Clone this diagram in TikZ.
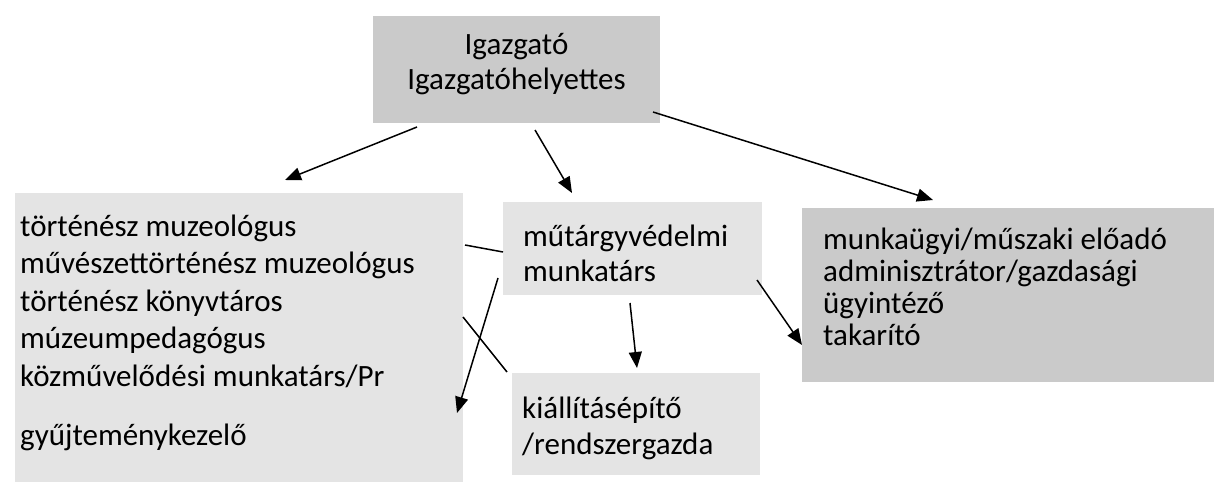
\documentclass[tikz,border=0pt]{standalone}
\usepackage{fontspec}
\setmainfont{Carlito}
\usetikzlibrary{arrows.meta}
\definecolor{boxdark}{HTML}{CACACA}
\definecolor{boxlight}{HTML}{E4E4E4}
\begin{document}
\begin{tikzpicture}[x=1pt,y=-1pt,
  box/.style={draw=none,inner sep=0pt,anchor=north west,rectangle},
  darkbox/.style={box,fill=boxdark},
  lightbox/.style={box,fill=boxlight},
  txt/.style={inner sep=0pt,anchor=north west,align=left,font=\fontsize{31}{37.5}\selectfont},
  conn/.style={line width=1.5pt},
  arr/.style={conn,-{Triangle[length=16pt,width=13pt]}}]
\useasboundingbox (0,0) rectangle (1218,486);
% boxes
\node[darkbox,minimum width=287,minimum height=107] (top) at (373,16) {};
\node[lightbox,minimum width=448,minimum height=289] (left) at (15,193) {};
\node[lightbox,minimum width=259,minimum height=93] (mid) at (503,202) {};
\node[lightbox,minimum width=248,minimum height=102] (bot) at (512,373) {};
\node[darkbox,minimum width=412,minimum height=174] (right) at (802,208) {};
% texts
\node[txt,anchor=north,align=center,font=\fontsize{31}{35}\selectfont] (ttop) at (516.5,33) {Igazgató\\Igazgatóhelyettes};
\node[txt] (tleft) at (20,214.5) {történész muzeológus\\művészettörténész muzeológus\\történész könyvtáros\\múzeumpedagógus\\közművelődési munkatárs/Pr\\[21.5pt]gyűjteménykezelő};
\node[txt,font=\fontsize{31}{35}\selectfont] (tmid) at (523,224.5) {műtárgyvédelmi\\munkatárs};
\node[txt,font=\fontsize{31}{36}\selectfont] (tbot) at (522,396.5) {kiállításépítő\\/rendszergazda};
\node[txt,font=\fontsize{31}{32}\selectfont] (tright) at (823,227.5) {munkaügyi/műszaki előadó\\adminisztrátor/gazdasági\\ügyintéző\\takarító};
% connector end points
\coordinate (a1s) at (417,127); \coordinate (a1e) at (285,180);
\coordinate (a2s) at (535,130); \coordinate (a2e) at (572,193);
\coordinate (a3s) at (653,112); \coordinate (a3e) at (933,200);
\coordinate (l4s) at (465,245); \coordinate (l4e) at (503,252);
\coordinate (a5s) at (498,278); \coordinate (a5e) at (457,413);
\coordinate (l6s) at (463,317); \coordinate (l6e) at (507,372);
\coordinate (a7s) at (630,303); \coordinate (a7e) at (637,368);
\coordinate (a8s) at (757,280); \coordinate (a8e) at (802,345);
\draw[arr] (a1s) -- (a1e);
\draw[arr] (a2s) -- (a2e);
\draw[arr] (a3s) -- (a3e);
\draw[conn] (l4s) -- (l4e);
\draw[arr] (a5s) -- (a5e);
\draw[conn] (l6s) -- (l6e);
\draw[arr] (a7s) -- (a7e);
\draw[arr] (a8s) -- (a8e);
\end{tikzpicture}
\end{document}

▶ **Direction**
Copy out all of the material exactly as written, without its pictures.

▶ **Result of the task**
Clone this diagram in TikZ.
\documentclass[tikz,border=0pt]{standalone}
\usepackage{fontspec}
\setmainfont{Carlito}
\usetikzlibrary{arrows.meta}
\definecolor{boxdark}{HTML}{CACACA}
\definecolor{boxlight}{HTML}{E4E4E4}
\begin{document}
\begin{tikzpicture}[x=1pt,y=-1pt,
  box/.style={draw=none,inner sep=0pt,anchor=north west,rectangle},
  darkbox/.style={box,fill=boxdark},
  lightbox/.style={box,fill=boxlight},
  txt/.style={inner sep=0pt,anchor=north west,align=left,font=\fontsize{31}{37.5}\selectfont},
  conn/.style={line width=1.5pt},
  arr/.style={conn,-{Triangle[length=16pt,width=13pt]}}]
\useasboundingbox (0,0) rectangle (1218,486);
% boxes
\node[darkbox,minimum width=287,minimum height=107] (top) at (373,16) {};
\node[lightbox,minimum width=448,minimum height=289] (left) at (15,193) {};
\node[lightbox,minimum width=259,minimum height=93] (mid) at (503,202) {};
\node[lightbox,minimum width=248,minimum height=102] (bot) at (512,373) {};
\node[darkbox,minimum width=412,minimum height=174] (right) at (802,208) {};
% texts
\node[txt,anchor=north,align=center,font=\fontsize{31}{35}\selectfont] (ttop) at (516.5,33) {Igazgató\\Igazgatóhelyettes};
\node[txt] (tleft) at (20,214.5) {történész muzeológus\\művészettörténész muzeológus\\történész könyvtáros\\múzeumpedagógus\\közművelődési munkatárs/Pr\\[21.5pt]gyűjteménykezelő};
\node[txt,font=\fontsize{31}{35}\selectfont] (tmid) at (523,224.5) {műtárgyvédelmi\\munkatárs};
\node[txt,font=\fontsize{31}{36}\selectfont] (tbot) at (522,396.5) {kiállításépítő\\/rendszergazda};
\node[txt,font=\fontsize{31}{32}\selectfont] (tright) at (823,227.5) {munkaügyi/műszaki előadó\\adminisztrátor/gazdasági\\ügyintéző\\takarító};
% connector end points
\coordinate (a1s) at (417,127); \coordinate (a1e) at (285,180);
\coordinate (a2s) at (535,130); \coordinate (a2e) at (572,193);
\coordinate (a3s) at (653,112); \coordinate (a3e) at (933,200);
\coordinate (l4s) at (465,245); \coordinate (l4e) at (503,252);
\coordinate (a5s) at (498,278); \coordinate (a5e) at (457,413);
\coordinate (l6s) at (463,317); \coordinate (l6e) at (507,372);
\coordinate (a7s) at (630,303); \coordinate (a7e) at (637,368);
\coordinate (a8s) at (757,280); \coordinate (a8e) at (802,345);
\draw[arr] (a1s) -- (a1e);
\draw[arr] (a2s) -- (a2e);
\draw[arr] (a3s) -- (a3e);
\draw[conn] (l4s) -- (l4e);
\draw[arr] (a5s) -- (a5e);
\draw[conn] (l6s) -- (l6e);
\draw[arr] (a7s) -- (a7e);
\draw[arr] (a8s) -- (a8e);
\end{tikzpicture}
\end{document}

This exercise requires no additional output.